> _WHAT YOU HAVE TO DO_
Print the records below exactly, from the line containing "Clone this chart in matplotlib." down to the line containing "exp_err = [0.004, 0.004, 0.007, 0.009, 0.009, 0.009, 0.005]", both lines included, and omit every picture.

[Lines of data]
------------

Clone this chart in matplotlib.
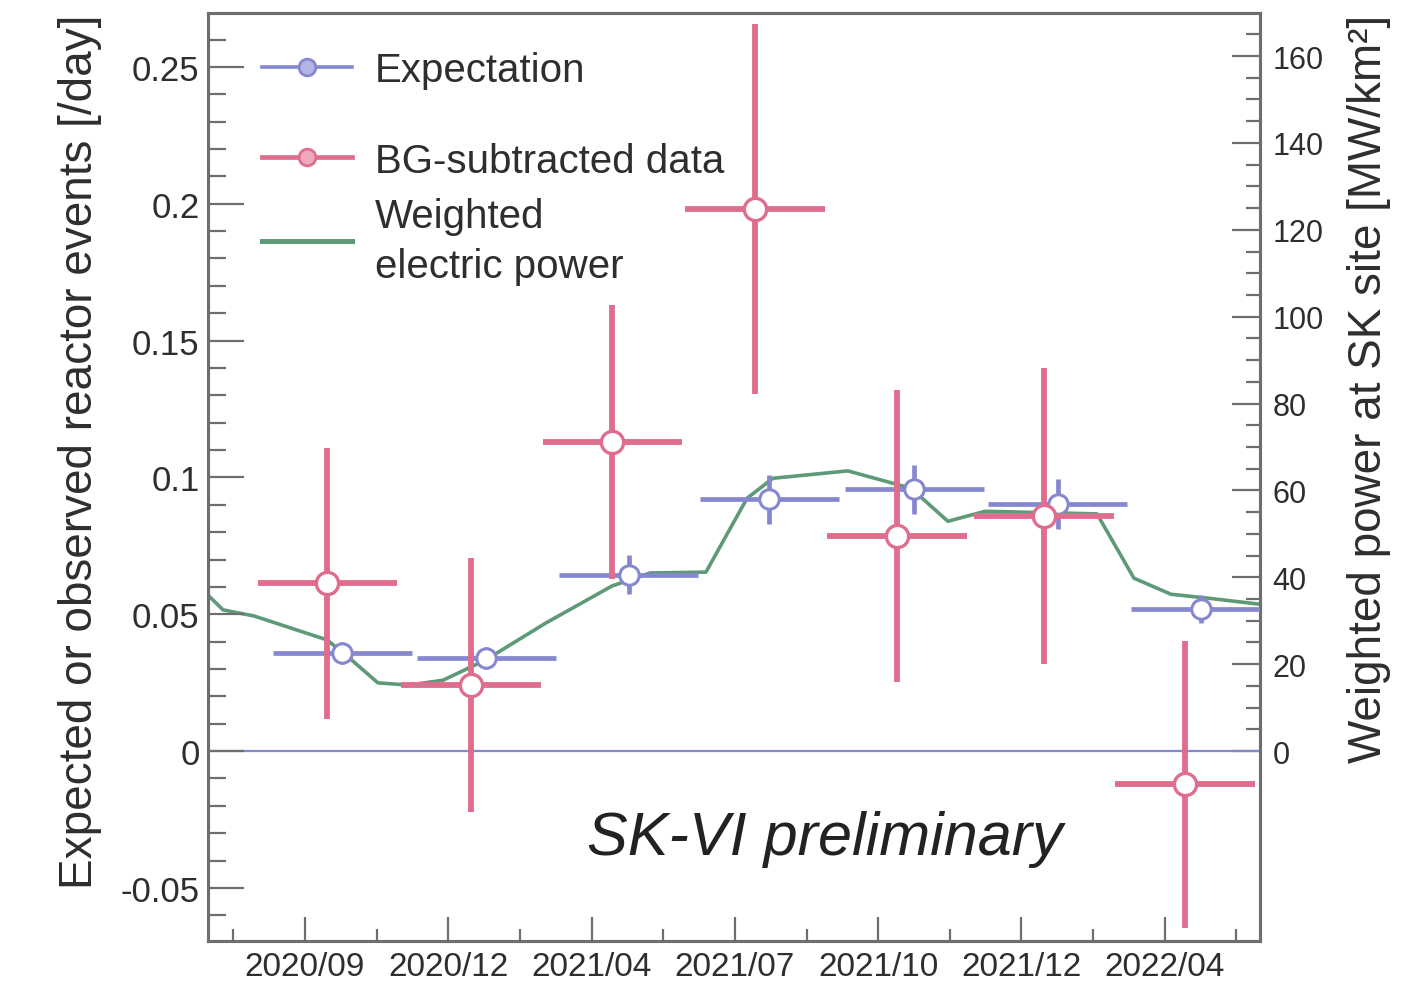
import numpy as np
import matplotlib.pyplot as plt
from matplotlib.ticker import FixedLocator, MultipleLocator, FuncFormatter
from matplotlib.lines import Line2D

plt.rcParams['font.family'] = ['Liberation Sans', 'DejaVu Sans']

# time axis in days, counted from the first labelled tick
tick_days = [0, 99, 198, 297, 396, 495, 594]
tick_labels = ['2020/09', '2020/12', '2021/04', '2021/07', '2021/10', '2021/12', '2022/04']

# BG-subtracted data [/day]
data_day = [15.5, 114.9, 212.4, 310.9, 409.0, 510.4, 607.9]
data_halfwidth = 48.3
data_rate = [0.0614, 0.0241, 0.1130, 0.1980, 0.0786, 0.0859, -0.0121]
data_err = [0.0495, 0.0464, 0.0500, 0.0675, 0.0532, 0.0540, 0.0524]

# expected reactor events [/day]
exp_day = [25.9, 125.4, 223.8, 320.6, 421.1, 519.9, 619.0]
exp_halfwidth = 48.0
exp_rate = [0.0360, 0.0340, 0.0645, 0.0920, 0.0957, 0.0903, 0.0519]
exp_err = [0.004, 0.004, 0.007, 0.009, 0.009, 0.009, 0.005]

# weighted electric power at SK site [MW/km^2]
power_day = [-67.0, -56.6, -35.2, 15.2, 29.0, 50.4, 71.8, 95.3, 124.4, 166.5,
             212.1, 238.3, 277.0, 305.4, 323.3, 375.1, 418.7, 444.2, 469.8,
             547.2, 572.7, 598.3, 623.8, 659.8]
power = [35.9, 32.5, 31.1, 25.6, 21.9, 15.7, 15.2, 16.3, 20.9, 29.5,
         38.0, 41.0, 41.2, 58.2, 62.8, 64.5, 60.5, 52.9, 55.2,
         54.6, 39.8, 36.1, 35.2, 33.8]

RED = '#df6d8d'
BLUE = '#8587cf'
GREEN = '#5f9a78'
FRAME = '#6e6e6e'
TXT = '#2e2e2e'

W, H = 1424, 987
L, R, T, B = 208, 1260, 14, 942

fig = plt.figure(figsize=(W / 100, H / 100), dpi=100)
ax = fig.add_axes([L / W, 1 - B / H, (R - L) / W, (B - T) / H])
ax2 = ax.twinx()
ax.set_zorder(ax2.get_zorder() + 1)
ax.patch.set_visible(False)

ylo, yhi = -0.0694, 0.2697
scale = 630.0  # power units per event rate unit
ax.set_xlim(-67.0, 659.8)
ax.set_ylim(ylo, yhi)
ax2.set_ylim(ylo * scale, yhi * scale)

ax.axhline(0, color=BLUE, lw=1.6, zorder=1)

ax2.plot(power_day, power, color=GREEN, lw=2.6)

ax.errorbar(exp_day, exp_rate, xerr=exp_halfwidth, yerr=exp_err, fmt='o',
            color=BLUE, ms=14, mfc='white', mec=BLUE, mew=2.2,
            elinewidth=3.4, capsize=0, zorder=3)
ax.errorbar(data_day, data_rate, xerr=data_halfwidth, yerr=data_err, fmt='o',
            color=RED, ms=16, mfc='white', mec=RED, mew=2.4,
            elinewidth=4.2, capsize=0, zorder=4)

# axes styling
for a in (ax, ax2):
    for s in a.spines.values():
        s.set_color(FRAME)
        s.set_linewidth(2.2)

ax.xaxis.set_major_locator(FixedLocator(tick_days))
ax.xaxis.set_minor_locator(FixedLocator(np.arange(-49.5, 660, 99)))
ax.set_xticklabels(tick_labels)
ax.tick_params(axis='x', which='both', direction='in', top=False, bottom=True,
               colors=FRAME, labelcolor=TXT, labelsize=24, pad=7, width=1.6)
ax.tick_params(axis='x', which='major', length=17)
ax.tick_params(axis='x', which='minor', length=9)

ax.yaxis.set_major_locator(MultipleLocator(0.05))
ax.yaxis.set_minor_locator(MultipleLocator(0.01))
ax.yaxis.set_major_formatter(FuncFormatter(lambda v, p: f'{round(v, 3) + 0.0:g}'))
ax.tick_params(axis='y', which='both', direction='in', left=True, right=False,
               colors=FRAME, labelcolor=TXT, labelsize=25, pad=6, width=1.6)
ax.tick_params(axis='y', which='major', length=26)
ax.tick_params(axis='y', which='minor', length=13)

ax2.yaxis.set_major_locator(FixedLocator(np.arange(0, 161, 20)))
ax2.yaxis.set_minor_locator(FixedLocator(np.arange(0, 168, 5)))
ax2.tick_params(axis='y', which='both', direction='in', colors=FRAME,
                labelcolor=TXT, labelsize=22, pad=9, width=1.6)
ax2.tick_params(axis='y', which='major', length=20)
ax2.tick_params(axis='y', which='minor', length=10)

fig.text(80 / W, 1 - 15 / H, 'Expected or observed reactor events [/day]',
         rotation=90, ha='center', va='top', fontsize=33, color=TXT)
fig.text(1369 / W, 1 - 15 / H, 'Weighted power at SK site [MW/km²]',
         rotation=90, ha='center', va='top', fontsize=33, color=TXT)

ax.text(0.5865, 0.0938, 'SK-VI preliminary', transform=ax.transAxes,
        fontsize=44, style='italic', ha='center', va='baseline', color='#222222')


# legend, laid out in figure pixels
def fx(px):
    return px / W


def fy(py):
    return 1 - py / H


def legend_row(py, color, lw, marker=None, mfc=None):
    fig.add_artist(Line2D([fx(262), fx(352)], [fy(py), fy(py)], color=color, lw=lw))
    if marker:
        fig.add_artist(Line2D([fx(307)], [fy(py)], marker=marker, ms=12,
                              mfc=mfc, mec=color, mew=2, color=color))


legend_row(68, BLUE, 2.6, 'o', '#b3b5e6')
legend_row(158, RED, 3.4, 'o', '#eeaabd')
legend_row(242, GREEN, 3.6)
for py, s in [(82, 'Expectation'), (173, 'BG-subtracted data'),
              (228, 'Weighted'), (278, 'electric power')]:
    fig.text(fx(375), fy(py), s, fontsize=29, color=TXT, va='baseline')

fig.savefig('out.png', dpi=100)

------------

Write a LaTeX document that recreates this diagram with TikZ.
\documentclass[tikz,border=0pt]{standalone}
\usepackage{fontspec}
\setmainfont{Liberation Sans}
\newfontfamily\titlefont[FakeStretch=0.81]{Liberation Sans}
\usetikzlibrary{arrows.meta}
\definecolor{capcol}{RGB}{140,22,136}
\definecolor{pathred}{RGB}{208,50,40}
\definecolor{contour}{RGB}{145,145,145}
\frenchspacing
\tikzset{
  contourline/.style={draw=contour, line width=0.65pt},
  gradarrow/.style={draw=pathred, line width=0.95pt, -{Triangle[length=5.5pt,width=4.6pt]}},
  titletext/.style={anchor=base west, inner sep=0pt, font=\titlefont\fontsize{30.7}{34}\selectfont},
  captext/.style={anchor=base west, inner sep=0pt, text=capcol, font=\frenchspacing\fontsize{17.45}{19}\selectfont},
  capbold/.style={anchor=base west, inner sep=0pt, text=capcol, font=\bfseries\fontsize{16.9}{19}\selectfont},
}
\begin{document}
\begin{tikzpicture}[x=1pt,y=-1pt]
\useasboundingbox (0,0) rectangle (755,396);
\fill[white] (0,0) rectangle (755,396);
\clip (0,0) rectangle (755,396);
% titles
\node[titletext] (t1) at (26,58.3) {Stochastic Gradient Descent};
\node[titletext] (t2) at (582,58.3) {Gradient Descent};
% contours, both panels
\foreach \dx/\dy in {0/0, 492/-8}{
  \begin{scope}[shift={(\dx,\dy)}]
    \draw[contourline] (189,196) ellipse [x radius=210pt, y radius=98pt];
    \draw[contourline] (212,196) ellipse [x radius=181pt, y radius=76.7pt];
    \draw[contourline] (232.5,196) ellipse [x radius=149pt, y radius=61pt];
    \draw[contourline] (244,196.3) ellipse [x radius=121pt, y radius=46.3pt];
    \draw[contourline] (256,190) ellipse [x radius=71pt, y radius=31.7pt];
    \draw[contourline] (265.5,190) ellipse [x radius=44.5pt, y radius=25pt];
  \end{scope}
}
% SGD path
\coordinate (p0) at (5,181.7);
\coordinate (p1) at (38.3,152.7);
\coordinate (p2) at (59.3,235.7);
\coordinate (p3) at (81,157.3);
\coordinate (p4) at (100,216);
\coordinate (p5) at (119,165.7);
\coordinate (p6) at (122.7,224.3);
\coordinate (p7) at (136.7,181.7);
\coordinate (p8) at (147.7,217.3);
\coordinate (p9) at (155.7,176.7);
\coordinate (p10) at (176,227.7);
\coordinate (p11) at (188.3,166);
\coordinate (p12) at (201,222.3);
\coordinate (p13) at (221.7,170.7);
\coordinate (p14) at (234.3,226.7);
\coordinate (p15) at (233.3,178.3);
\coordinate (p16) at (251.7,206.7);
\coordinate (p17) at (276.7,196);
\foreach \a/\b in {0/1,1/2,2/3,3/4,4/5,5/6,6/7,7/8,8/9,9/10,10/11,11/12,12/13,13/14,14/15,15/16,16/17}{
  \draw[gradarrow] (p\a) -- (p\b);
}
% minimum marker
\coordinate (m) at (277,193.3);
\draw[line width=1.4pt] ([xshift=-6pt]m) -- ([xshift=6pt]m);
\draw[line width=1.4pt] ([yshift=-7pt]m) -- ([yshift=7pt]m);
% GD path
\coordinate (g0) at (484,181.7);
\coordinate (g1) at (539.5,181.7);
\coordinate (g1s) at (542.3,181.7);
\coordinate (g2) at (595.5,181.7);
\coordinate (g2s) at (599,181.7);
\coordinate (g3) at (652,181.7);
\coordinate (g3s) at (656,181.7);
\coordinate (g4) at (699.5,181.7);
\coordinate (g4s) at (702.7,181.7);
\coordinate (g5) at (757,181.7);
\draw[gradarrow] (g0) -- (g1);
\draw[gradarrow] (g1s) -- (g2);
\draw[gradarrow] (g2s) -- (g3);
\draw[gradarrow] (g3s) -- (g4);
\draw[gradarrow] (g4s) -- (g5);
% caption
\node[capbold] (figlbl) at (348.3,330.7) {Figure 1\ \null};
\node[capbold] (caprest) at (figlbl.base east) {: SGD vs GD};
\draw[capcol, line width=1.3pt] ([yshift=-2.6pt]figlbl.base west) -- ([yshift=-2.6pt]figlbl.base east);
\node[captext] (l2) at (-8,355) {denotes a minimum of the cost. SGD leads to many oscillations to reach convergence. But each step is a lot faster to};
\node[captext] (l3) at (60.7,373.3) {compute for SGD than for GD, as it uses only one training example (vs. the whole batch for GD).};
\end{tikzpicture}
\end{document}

------------

> _THE RESPONSE_
Clone this chart in matplotlib.
import numpy as np
import matplotlib.pyplot as plt
from matplotlib.ticker import FixedLocator, MultipleLocator, FuncFormatter
from matplotlib.lines import Line2D

plt.rcParams['font.family'] = ['Liberation Sans', 'DejaVu Sans']

# time axis in days, counted from the first labelled tick
tick_days = [0, 99, 198, 297, 396, 495, 594]
tick_labels = ['2020/09', '2020/12', '2021/04', '2021/07', '2021/10', '2021/12', '2022/04']

# BG-subtracted data [/day]
data_day = [15.5, 114.9, 212.4, 310.9, 409.0, 510.4, 607.9]
data_halfwidth = 48.3
data_rate = [0.0614, 0.0241, 0.1130, 0.1980, 0.0786, 0.0859, -0.0121]
data_err = [0.0495, 0.0464, 0.0500, 0.0675, 0.0532, 0.0540, 0.0524]

# expected reactor events [/day]
exp_day = [25.9, 125.4, 223.8, 320.6, 421.1, 519.9, 619.0]
exp_halfwidth = 48.0
exp_rate = [0.0360, 0.0340, 0.0645, 0.0920, 0.0957, 0.0903, 0.0519]
exp_err = [0.004, 0.004, 0.007, 0.009, 0.009, 0.009, 0.005]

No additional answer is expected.